##### Records for processing

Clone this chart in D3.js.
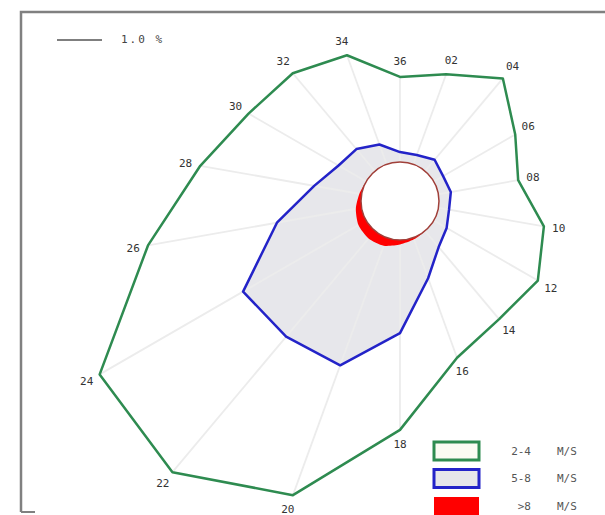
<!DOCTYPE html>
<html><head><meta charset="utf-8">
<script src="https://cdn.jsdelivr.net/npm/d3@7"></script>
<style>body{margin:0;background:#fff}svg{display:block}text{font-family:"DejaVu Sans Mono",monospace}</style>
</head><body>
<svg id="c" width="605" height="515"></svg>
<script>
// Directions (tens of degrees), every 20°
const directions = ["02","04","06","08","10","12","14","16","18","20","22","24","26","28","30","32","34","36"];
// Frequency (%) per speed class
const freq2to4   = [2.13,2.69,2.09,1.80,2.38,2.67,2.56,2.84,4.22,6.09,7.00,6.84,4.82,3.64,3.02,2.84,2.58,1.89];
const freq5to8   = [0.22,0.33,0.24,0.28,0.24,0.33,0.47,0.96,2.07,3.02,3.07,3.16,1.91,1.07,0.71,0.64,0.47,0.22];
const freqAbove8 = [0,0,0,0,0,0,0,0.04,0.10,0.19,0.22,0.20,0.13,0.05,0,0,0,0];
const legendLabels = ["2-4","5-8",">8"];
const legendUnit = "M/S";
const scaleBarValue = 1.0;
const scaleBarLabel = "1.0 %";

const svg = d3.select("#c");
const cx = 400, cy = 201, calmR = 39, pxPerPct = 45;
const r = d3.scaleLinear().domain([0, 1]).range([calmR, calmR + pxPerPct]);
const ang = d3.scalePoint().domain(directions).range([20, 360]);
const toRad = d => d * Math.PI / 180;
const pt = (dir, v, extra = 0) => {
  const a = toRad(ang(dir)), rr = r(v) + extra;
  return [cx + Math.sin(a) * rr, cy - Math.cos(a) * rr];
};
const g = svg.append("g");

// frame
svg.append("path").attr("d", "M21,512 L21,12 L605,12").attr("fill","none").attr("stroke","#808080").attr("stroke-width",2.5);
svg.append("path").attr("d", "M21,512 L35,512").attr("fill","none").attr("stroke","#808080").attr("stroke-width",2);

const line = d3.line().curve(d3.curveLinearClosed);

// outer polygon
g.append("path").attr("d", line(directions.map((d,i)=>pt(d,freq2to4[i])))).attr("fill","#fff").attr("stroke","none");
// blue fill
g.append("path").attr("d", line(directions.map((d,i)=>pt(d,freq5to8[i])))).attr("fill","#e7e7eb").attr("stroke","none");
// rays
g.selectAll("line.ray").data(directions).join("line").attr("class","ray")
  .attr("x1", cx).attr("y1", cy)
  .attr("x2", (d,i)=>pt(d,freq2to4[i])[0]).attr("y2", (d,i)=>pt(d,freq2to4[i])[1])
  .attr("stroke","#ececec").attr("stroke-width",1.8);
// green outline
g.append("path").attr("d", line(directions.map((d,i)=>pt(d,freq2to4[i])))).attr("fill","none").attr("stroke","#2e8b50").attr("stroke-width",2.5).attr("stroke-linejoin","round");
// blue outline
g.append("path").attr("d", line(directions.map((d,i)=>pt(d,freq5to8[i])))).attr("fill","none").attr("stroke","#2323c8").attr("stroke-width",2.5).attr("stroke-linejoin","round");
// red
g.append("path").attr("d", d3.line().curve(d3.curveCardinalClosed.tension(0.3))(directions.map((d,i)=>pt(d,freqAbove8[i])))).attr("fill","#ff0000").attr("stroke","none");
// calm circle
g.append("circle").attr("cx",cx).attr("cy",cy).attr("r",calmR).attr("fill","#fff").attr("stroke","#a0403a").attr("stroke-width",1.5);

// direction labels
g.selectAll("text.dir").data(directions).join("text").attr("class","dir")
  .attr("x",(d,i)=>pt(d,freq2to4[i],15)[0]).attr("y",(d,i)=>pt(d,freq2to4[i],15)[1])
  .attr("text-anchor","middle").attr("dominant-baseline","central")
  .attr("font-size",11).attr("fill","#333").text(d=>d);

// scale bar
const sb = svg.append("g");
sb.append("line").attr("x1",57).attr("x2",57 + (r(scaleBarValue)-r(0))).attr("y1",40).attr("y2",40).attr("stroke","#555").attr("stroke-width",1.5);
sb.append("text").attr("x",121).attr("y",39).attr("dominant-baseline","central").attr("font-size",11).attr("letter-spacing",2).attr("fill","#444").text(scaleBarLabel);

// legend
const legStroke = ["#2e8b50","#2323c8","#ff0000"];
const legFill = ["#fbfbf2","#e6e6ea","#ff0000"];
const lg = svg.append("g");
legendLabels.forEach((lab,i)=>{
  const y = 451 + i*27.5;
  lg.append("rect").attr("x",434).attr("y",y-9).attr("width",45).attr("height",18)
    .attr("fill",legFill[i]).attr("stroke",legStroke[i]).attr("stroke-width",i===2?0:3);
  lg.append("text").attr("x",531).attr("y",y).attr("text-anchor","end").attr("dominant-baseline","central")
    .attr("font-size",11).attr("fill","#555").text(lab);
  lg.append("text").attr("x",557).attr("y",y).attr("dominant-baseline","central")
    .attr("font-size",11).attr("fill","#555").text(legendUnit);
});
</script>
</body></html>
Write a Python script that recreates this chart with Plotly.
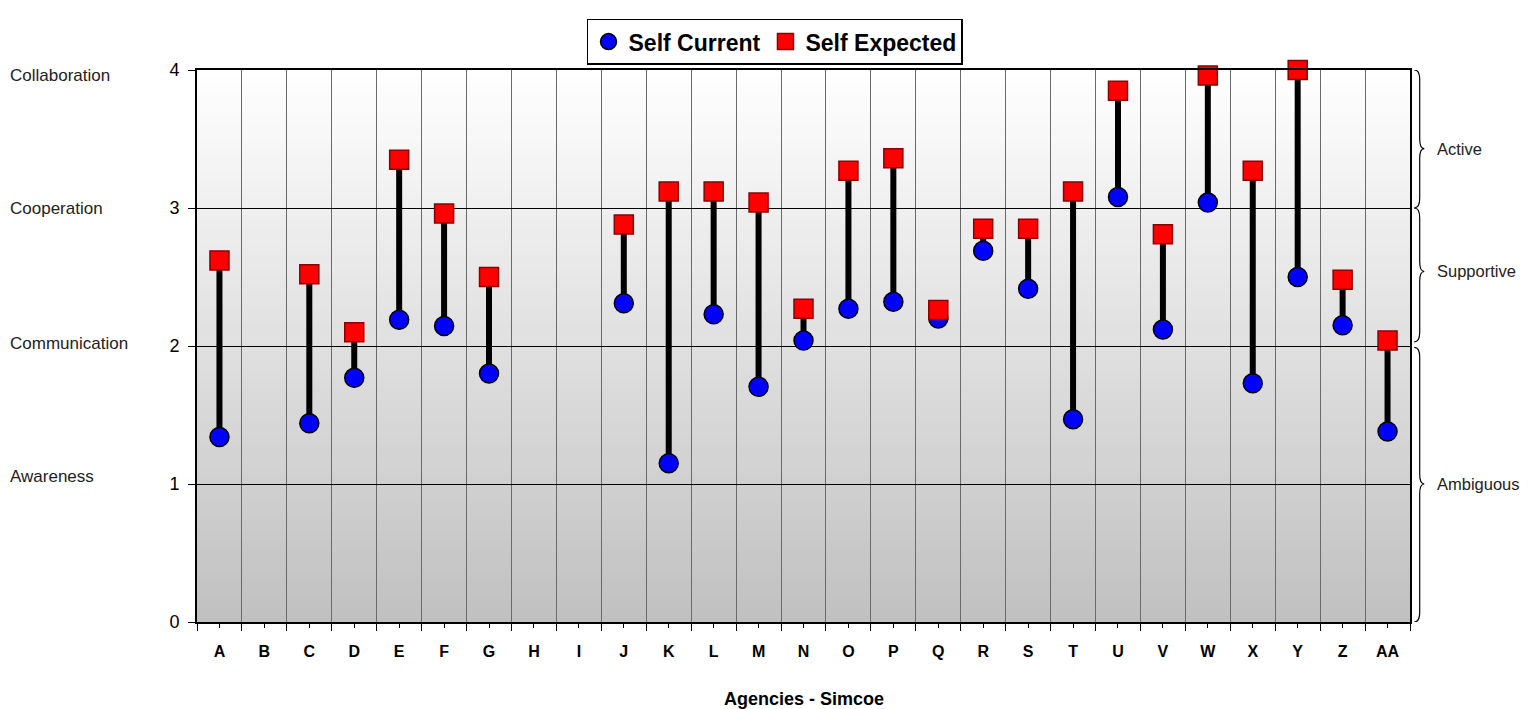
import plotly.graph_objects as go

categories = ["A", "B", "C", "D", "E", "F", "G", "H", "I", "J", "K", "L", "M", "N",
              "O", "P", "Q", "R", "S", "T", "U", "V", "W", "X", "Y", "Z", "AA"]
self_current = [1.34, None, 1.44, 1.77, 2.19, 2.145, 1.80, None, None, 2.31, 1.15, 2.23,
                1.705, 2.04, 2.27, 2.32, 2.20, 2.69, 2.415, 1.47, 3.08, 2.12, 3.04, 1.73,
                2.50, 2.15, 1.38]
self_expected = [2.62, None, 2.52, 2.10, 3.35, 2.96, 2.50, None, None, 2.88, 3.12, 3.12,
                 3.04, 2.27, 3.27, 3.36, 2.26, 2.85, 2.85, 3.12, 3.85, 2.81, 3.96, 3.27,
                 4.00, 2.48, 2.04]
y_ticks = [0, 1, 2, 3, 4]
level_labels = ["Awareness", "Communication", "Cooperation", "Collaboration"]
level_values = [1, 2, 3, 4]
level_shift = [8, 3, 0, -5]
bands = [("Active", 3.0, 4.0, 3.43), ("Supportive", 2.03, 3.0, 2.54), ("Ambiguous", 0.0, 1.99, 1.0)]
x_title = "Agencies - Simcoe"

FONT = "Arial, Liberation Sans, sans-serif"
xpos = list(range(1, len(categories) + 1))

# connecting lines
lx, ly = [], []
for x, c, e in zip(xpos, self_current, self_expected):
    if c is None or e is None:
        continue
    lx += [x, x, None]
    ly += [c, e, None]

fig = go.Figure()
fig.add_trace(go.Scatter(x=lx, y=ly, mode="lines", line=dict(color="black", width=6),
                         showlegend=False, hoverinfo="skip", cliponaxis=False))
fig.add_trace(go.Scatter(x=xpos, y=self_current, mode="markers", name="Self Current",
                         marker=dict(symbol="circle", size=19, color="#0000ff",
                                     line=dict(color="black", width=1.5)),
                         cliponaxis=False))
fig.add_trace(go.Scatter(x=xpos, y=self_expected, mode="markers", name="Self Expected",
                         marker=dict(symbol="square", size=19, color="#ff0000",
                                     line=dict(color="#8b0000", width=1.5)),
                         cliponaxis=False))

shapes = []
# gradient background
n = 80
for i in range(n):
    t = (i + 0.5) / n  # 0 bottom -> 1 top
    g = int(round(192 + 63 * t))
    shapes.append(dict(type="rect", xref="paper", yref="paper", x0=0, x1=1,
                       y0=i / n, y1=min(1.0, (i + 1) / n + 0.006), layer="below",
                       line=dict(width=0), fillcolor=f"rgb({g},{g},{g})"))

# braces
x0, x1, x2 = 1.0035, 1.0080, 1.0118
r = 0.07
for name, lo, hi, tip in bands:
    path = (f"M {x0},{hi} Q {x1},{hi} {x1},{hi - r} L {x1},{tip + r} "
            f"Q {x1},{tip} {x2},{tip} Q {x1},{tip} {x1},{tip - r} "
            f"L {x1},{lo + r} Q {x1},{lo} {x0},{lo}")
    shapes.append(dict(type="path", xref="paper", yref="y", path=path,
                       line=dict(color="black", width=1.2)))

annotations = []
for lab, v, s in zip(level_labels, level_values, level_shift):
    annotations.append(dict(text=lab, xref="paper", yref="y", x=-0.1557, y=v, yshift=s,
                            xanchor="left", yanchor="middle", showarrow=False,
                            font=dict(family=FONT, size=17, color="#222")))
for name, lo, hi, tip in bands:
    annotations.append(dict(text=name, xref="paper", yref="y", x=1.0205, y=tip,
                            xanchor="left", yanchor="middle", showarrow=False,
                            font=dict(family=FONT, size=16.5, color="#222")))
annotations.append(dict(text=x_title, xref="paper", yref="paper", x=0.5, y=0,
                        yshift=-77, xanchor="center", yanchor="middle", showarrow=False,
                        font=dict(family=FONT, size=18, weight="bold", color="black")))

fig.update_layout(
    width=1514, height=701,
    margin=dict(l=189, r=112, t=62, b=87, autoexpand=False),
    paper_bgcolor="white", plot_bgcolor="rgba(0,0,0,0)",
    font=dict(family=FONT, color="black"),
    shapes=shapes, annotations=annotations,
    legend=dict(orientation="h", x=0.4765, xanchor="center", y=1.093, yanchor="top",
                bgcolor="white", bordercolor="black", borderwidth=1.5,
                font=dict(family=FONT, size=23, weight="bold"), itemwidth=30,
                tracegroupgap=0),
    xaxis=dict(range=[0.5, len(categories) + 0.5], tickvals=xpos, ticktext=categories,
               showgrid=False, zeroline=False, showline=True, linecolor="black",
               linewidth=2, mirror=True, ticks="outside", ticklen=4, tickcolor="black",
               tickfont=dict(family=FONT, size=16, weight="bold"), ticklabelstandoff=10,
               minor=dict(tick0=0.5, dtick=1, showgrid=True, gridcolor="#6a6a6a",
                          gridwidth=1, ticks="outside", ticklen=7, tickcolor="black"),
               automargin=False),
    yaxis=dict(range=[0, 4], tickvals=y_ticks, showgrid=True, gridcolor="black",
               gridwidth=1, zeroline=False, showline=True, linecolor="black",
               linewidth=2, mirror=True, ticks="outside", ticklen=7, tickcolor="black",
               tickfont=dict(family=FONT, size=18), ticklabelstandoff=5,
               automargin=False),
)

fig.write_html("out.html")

##########

Given request: Using the entries above, write out exactly the lines from the one with "Write a Python" through the one with "import plotly.graph_objects as go", ends included. Leave out any pictures.

Final answer:
Write a Python script that recreates this chart with Plotly.
import plotly.graph_objects as go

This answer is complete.